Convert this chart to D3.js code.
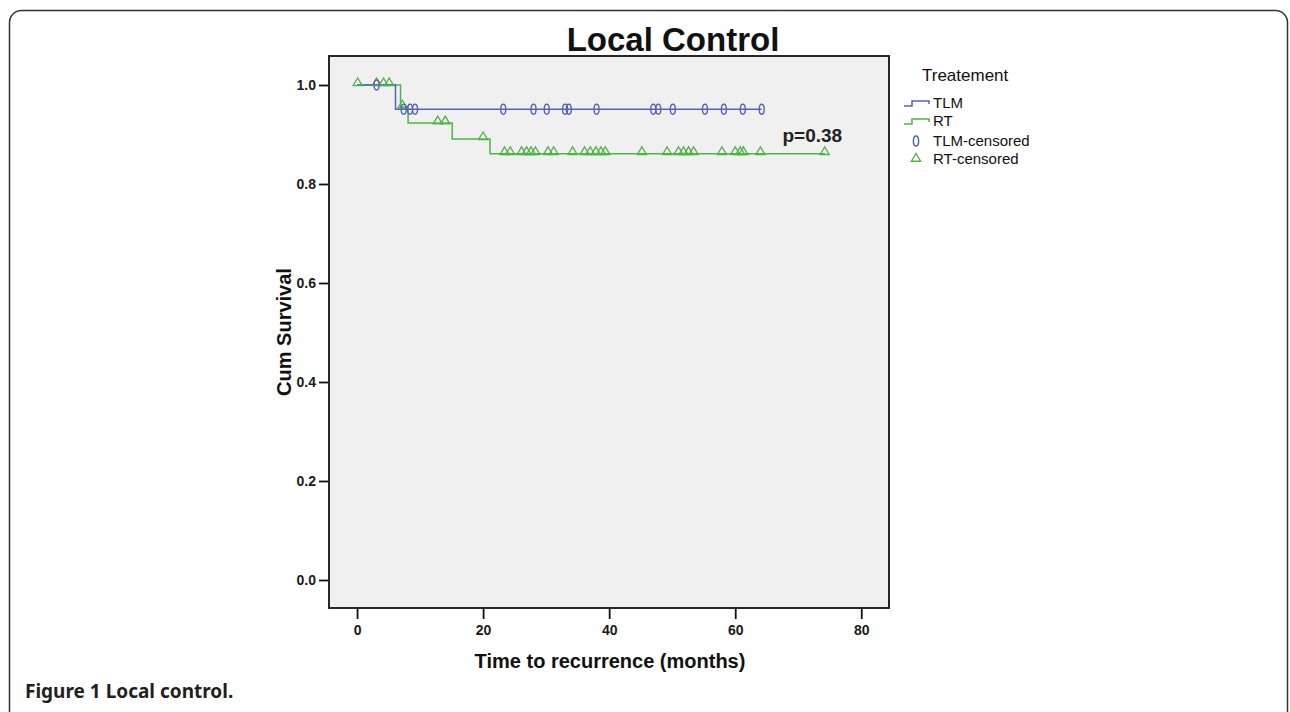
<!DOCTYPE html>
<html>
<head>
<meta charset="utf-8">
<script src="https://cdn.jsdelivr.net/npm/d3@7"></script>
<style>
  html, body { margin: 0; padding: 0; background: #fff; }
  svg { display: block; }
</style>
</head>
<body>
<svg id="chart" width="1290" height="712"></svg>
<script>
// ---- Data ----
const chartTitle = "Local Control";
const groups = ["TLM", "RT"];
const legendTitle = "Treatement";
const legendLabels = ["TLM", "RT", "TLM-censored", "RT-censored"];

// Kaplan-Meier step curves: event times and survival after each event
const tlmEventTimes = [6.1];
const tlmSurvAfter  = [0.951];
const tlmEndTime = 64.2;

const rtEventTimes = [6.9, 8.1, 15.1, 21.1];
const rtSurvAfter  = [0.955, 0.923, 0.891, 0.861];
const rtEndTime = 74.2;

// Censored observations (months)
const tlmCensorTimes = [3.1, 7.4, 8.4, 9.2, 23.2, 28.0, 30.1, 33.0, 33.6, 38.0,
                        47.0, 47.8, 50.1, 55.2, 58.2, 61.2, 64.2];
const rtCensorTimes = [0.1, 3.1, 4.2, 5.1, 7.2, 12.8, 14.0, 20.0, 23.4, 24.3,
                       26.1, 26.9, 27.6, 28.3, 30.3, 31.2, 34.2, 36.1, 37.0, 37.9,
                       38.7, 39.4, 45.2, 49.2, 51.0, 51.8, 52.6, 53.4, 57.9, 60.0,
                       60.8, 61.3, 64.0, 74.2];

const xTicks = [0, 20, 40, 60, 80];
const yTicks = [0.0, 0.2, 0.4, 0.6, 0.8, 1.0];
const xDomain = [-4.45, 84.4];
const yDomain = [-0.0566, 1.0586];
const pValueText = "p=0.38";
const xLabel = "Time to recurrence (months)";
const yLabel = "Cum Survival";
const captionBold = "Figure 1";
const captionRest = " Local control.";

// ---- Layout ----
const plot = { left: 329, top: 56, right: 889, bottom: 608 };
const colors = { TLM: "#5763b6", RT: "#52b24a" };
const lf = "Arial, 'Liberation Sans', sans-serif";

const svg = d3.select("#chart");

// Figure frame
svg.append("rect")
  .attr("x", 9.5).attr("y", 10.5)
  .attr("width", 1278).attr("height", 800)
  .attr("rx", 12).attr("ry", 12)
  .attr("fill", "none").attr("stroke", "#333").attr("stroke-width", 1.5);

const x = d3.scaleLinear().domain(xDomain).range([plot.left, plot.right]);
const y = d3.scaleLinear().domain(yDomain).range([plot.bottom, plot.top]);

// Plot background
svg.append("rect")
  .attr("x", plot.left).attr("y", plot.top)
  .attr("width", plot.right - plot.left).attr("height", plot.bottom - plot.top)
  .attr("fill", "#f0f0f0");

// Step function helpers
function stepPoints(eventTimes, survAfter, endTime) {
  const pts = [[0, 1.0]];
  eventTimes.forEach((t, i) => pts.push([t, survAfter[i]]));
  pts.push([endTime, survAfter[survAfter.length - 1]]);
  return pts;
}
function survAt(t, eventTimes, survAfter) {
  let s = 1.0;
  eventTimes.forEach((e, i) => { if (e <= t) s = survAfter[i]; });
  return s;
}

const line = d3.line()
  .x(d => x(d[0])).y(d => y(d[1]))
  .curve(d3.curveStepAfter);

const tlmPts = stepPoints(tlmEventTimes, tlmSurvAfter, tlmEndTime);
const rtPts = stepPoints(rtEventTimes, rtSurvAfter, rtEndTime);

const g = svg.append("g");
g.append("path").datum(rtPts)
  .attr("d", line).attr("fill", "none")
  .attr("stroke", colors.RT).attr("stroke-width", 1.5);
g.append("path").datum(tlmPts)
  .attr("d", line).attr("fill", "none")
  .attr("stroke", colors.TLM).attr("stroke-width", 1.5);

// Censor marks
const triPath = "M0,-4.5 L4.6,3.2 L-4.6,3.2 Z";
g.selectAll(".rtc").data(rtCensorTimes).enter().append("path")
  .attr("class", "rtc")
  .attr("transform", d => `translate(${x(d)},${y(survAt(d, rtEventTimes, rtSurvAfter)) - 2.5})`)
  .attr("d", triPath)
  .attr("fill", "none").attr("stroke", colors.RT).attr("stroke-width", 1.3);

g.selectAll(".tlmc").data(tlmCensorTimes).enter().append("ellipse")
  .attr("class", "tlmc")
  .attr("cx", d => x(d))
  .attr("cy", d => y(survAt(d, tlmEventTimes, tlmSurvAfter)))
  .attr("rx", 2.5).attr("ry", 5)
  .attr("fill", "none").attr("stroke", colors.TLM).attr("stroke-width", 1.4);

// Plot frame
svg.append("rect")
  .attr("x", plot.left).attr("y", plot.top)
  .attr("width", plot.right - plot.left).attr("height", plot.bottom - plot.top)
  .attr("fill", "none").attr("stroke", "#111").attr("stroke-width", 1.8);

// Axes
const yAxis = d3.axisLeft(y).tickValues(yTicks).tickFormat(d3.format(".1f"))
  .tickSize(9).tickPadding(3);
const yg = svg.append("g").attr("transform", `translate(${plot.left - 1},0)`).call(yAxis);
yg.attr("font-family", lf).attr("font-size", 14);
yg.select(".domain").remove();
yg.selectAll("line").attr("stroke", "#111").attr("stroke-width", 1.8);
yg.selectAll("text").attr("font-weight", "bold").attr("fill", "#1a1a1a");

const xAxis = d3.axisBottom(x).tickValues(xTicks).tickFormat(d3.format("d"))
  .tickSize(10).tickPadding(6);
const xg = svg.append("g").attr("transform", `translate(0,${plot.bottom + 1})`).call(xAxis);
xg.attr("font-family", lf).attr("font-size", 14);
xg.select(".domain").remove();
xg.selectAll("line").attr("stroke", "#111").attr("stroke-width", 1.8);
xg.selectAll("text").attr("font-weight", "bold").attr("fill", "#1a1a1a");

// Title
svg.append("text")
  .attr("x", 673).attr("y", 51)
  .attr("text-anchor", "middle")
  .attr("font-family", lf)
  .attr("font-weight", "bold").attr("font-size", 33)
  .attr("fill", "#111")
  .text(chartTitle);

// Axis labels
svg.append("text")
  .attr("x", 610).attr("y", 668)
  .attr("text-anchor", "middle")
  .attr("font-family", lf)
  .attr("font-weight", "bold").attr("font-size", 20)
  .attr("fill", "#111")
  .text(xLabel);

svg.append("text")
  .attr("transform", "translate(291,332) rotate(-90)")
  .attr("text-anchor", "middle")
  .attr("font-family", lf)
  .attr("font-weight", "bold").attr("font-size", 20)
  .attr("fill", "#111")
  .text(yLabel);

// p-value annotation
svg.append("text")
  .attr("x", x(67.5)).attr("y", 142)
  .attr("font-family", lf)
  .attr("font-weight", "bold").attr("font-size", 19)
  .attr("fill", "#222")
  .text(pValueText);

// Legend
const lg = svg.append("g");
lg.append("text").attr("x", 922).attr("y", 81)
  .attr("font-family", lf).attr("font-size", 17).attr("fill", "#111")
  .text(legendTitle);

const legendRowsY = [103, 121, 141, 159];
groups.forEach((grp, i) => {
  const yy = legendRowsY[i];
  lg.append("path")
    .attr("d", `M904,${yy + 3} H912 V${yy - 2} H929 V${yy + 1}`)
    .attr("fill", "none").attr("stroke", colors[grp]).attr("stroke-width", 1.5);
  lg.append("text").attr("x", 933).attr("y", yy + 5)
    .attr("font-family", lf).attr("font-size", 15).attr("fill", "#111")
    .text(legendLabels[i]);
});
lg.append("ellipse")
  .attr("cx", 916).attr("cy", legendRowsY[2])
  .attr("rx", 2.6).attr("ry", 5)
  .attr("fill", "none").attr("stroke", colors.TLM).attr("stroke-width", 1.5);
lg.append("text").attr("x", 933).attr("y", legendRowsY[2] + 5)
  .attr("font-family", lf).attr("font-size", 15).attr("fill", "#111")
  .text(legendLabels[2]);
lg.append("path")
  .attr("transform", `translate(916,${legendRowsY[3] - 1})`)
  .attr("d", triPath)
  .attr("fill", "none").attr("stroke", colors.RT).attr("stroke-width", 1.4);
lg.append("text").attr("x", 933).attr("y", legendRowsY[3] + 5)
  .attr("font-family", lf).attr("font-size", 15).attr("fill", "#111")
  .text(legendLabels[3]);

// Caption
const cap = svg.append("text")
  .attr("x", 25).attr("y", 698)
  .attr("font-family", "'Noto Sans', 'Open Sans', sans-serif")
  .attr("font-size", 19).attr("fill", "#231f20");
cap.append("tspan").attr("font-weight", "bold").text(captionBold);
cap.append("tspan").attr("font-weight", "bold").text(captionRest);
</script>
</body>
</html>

------------

» BRIEF:
Give again, exactly, the lines from the start of the data through the one holding "const rtEndTime = 74.2;"; omit the pictures.

» SOLUTION TO THE EXERCISE:
Convert this chart to D3.js code.
<!DOCTYPE html>
<html>
<head>
<meta charset="utf-8">
<script src="https://cdn.jsdelivr.net/npm/d3@7"></script>
<style>
  html, body { margin: 0; padding: 0; background: #fff; }
  svg { display: block; }
</style>
</head>
<body>
<svg id="chart" width="1290" height="712"></svg>
<script>
// ---- Data ----
const chartTitle = "Local Control";
const groups = ["TLM", "RT"];
const legendTitle = "Treatement";
const legendLabels = ["TLM", "RT", "TLM-censored", "RT-censored"];

// Kaplan-Meier step curves: event times and survival after each event
const tlmEventTimes = [6.1];
const tlmSurvAfter  = [0.951];
const tlmEndTime = 64.2;

const rtEventTimes = [6.9, 8.1, 15.1, 21.1];
const rtSurvAfter  = [0.955, 0.923, 0.891, 0.861];
const rtEndTime = 74.2;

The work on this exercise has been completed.